The year 2005 was full of big shocks: Hurricane Katrina, Indonesia big blackout, Avian Flu… and amongst all this, it was born a big invention, one with potential enough to solve many shocks in the future: Arduino. It was born in Ivrea, Italy, originally as a tool for students who needed cheaper hardware for their electronic projects. But there it was the seed of the next revolution: Open Hardware. The spread of Arduino has been immensely broad, enabling people throughout the world to develop a vast number of inventions which wouldn’t have the chance of existing without this “magic board”. In 2005, it was not hard to imagine free software, but to envision open hardware you needed to be really a visionary.

And the visionary was Massimo Banzi, cofounder of the Arduino project, who conceived an open-source platform to make electronics universally available and, most of all, to create a community strongly engaged with this vision. As an icon of open- source and Maker movements, we felt privileged to have the chance of talking with him during Fab 10 Barcelona and asking him for some ins and outs of Arduino wave.

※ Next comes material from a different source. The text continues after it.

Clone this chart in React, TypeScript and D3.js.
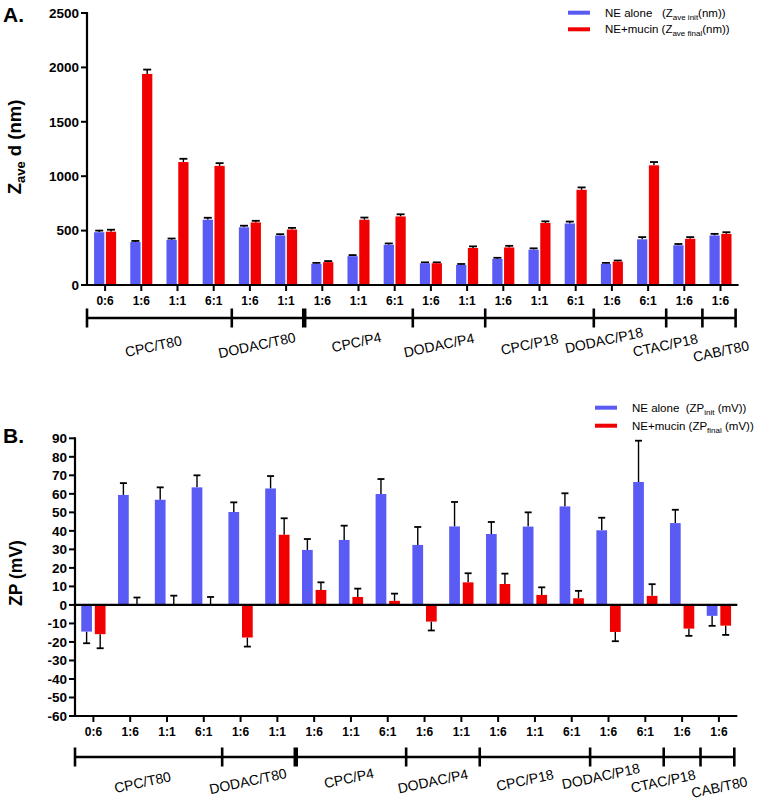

P.N. When you started with Arduino, did you imagine it would grow as much as it has grown ?

M.B. No, no, no. It started off as a tool for my students, to teach my students. They are Design students, so they are very clever, very intelligent. They design the products that we use everyday, products based in technology, in electronics. I needed something that it would allow them to learn about electronics very quickly, so they could actually make, you know, imagine the products of the future. We made it for them. And then, obviously, afterwards it became useful for other people, artists, musicians, and makers in general, and then kids. So there were a lot of different groups of people that found the system that we started, it was useful enough and worked.

Massimo Banzi at Fab 10 Barcelona
Massimo Banzi at Fab 10 Barcelona

P.N. So you gave the tool and people put the ideas, was it something like that?

M.B. Yeah. The tool was designed for a specific group of people, and then it turned out to be useful for many people. I think this is important, when you design something for a group of people, don’t try to invent something for everybody, because if you try to create something for everybody, actually nobody likes it. When you try to design something for a specific group of people. Then other groups of people could say OK, this is interesting and useful…

P.N. We can not please everybody.

M.B. No, no. I think you should design things for specific types of person, and then if it gets more universal, that’s great.